The core principles of Takaful are:

  • Members cooperate among themselves for their common good.
  • Every member pays a subscription to help those members that might need assistance.
  • Divide losses and liabilities among the members through a pooling system.
  • Eliminate uncertainty in respect of subscription and compensation since the subscription is based on donations
  • Not to derive advantage at the cost of others.
  • Invest in Shariah-compliant funds.

From an operation viewpoint, under Takaful, the members agree to devise schemes under which they themselves are insured and are insurers. Each member pays a premium as a contribution to a common fund referred to as the Takaful Fund. The Takaful operator, which invariably is an insurance company, manages this Takaful Fund on behalf of the members. The Takaful operator has to ensure that the member’s level of contribution commensurate with the level of risk.

The Takaful operator can apply scientific principles in the assessment calculation of contribution.

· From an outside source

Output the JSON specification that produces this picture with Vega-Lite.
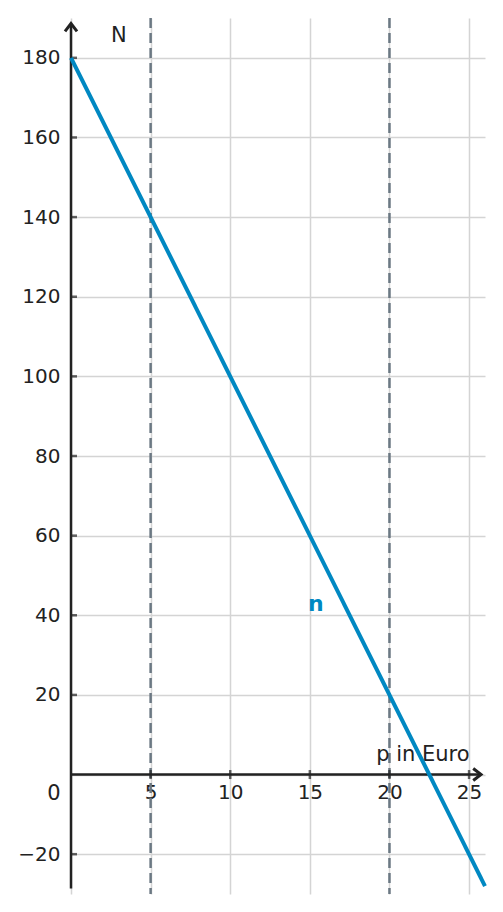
{
  "$schema": "https://vega.github.io/schema/vega-lite/v6.json",
  "width": 414,
  "height": 876,
  "autosize": {"type": "none"},
  "padding": {"left": 71, "top": 18, "right": 18, "bottom": 18},
  "background": "white",
  "config": {
    "view": {"stroke": null},
    "font": "DejaVu Sans",
    "axis": {
      "domain": false,
      "ticks": false,
      "grid": true,
      "gridColor": "#d4d4d4",
      "gridWidth": 1.5,
      "labelFont": "DejaVu Sans",
      "labelFontSize": 20,
      "labelColor": "#222222",
      "title": null
    }
  },
  "layer": [
    {
      "data": {"values": [{"p": 5}, {"p": 20}]},
      "mark": {"type": "rule", "color": "#6b7883", "strokeWidth": 2.5, "strokeDash": [10, 5]},
      "encoding": {
        "x": {
          "field": "p",
          "type": "quantitative",
          "scale": {"domain": [0, 26], "nice": false, "zero": false},
          "axis": {
            "values": [0, 5, 10, 15, 20, 25],
            "offset": -120,
            "labelPadding": 8,
            "labelExpr": "datum.value == 0 ? '' : datum.label"
          }
        }
      }
    },
    {
      "data": {"values": [{"N": -20}, {"N": 20}, {"N": 40}, {"N": 60}, {"N": 80}, {"N": 100}, {"N": 120}, {"N": 140}, {"N": 160}, {"N": 180}]},
      "mark": {"type": "tick", "orient": "horizontal", "color": "#222222", "size": 6, "thickness": 2.5, "xOffset": 3},
      "encoding": {
        "x": {"datum": 0},
        "y": {
          "field": "N",
          "type": "quantitative",
          "scale": {"domain": [-30, 190], "nice": false, "zero": false},
          "axis": {
            "values": [-20, 0, 20, 40, 60, 80, 100, 120, 140, 160, 180],
            "labelPadding": 11,
            "labelExpr": "datum.value == 0 ? '' : datum.label"
          }
        }
      }
    },
    {
      "data": {"values": [
        {"p": 0, "N": -28.6, "p2": 0, "N2": 188.5},
        {"p": 0, "N": 0, "p2": 25.7, "N2": 0}
      ]},
      "mark": {"type": "rule", "color": "#222222", "strokeWidth": 2.5},
      "encoding": {
        "x": {"field": "p", "type": "quantitative"},
        "y": {"field": "N", "type": "quantitative"},
        "x2": {"field": "p2"},
        "y2": {"field": "N2"}
      }
    },
    {
      "data": {"values": [{"p": 5}, {"p": 10}, {"p": 15}, {"p": 20}, {"p": 25}]},
      "mark": {"type": "tick", "orient": "vertical", "color": "#222222", "size": 9, "thickness": 2.5},
      "encoding": {
        "x": {"field": "p", "type": "quantitative"},
        "y": {"datum": 0}
      }
    },
    {
      "data": {"values": [
        {"p": 0, "N": 188.6, "dir": "up"},
        {"p": 25.75, "N": 0, "dir": "right"}
      ]},
      "mark": {"type": "point", "filled": false, "strokeWidth": 3, "color": "#222222", "size": 144, "opacity": 1, "strokeJoin": "miter"},
      "encoding": {
        "x": {"field": "p", "type": "quantitative"},
        "y": {"field": "N", "type": "quantitative"},
        "shape": {
          "field": "dir",
          "type": "nominal",
          "scale": {"domain": ["up", "right"], "range": ["M-1,1.3L0,0L1,1.3", "M-1.3,-1L0,0L-1.3,1"]},
          "legend": null
        }
      }
    },
    {
      "data": {"values": [
        {"p": 3.0, "N": 185.4, "label": "N"},
        {"p": 22.1, "N": 5.0, "label": "p in Euro"},
        {"p": -1.07, "N": -4.8, "label": "0"}
      ]},
      "mark": {"type": "text", "fontSize": 21, "color": "#222222", "align": "center", "baseline": "middle"},
      "encoding": {
        "x": {"field": "p", "type": "quantitative"},
        "y": {"field": "N", "type": "quantitative"},
        "text": {"field": "label"}
      }
    },
    {
      "data": {"values": [{"p": 0, "N": 180}, {"p": 26, "N": -28}]},
      "mark": {"type": "line", "color": "#0088c2", "strokeWidth": 4},
      "encoding": {
        "x": {"field": "p", "type": "quantitative"},
        "y": {"field": "N", "type": "quantitative"}
      }
    },
    {
      "data": {"values": [{"p": 15.38, "N": 42.9, "label": "n"}]},
      "mark": {"type": "text", "fontSize": 22, "fontWeight": "bold", "color": "#0088c2", "align": "center", "baseline": "middle"},
      "encoding": {
        "x": {"field": "p", "type": "quantitative"},
        "y": {"field": "N", "type": "quantitative"},
        "text": {"field": "label"}
      }
    }
  ]
}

The members allow the Takaful operator to take Tabarru (donation) from Takaful Fund to pay the losses suffered by other members in the pool. If there is any surplus left from the contribution after deduction of Tabarru and charges, it will be distributed amongst the members In case of deficit, Takaful Operator shall arrange for a interest free loan “Qard Hassan” to cover such deficit. Such a loan can be repaid in future from surplus (if any) generated in the following year/years .

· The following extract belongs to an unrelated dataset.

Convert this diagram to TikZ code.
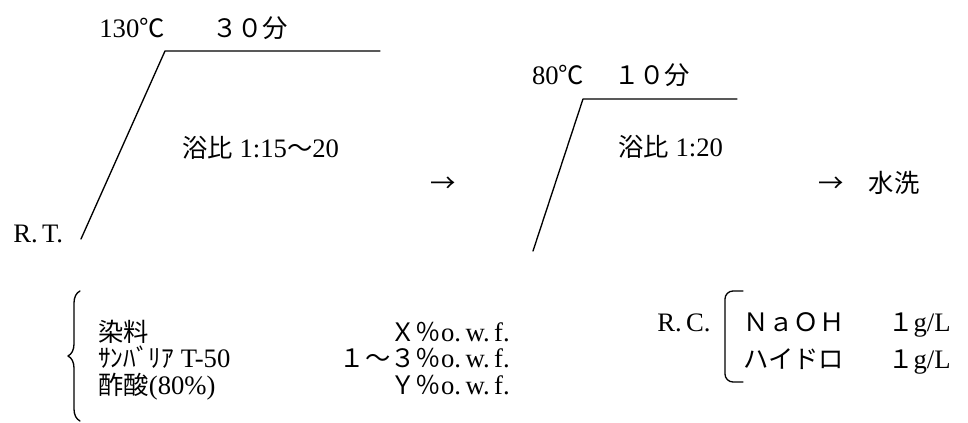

Theoretically, Takaful is perceived as cooperative insurance, where members contribute a certain sum of money to a common pool. The purpose of this system is not profits but to uphold the principle of "bear ye one another's burden."

6. Why No to Conventional Insurance

In modern business, one of the ways to reduce the risk of loss due to misfortunes is through insurance. The concept of insurance where resources are pooled to help the needy does not necessarily contradict Islamic principles.
Three important differences distinguish conventional insurance from Takaful:

  1. Conventional insurance involves the elements of excessive uncertainty (gharar) in the contract of insurance;
  2. Gambling (maysir) as the consequences of the presence of excessive uncertainty that rely on future outcomes
  3. Interest (riba) in the investment activities of the conventional insurance companies;
  4. Conventional insurance companies are motivated by the desire for profit for the shareholders;
  5. Conventional system of insurance can be subject to exploitation. For example, it is possible to charge high premium (especially in monopolistic situations) with the full benefit of such over-pricing going to the company.

7. How does Takaful Work

All participants (policyholders) agree to guarantee each other and, instead of paying premiums, they make contributions to a mutual fund, or pool. The pool of collected contributions creates the Takaful fund.

The amount of contribution that each participant makes is based on the type of cover they require, and on their personal circumstances. As in conventional insurance, the policy (Takaful Contract) specifies the nature of the risk and period of cover.

The Takaful fund is managed and administered on behalf of the participants by a Takaful Operator who charges an agreed fee to cover costs. These costs include the costs of sales and marketing, underwriting, and claims management.

Any claims made by participants are paid out of the Takaful fund and any remaining surpluses, after making provisions for likely cost of future claims and other reserves, belong to the participants in the fund, and not the Takaful Operator, and may be distributed to the participants in the form of cash dividends or distributions, alternatively in reduction in future contributions.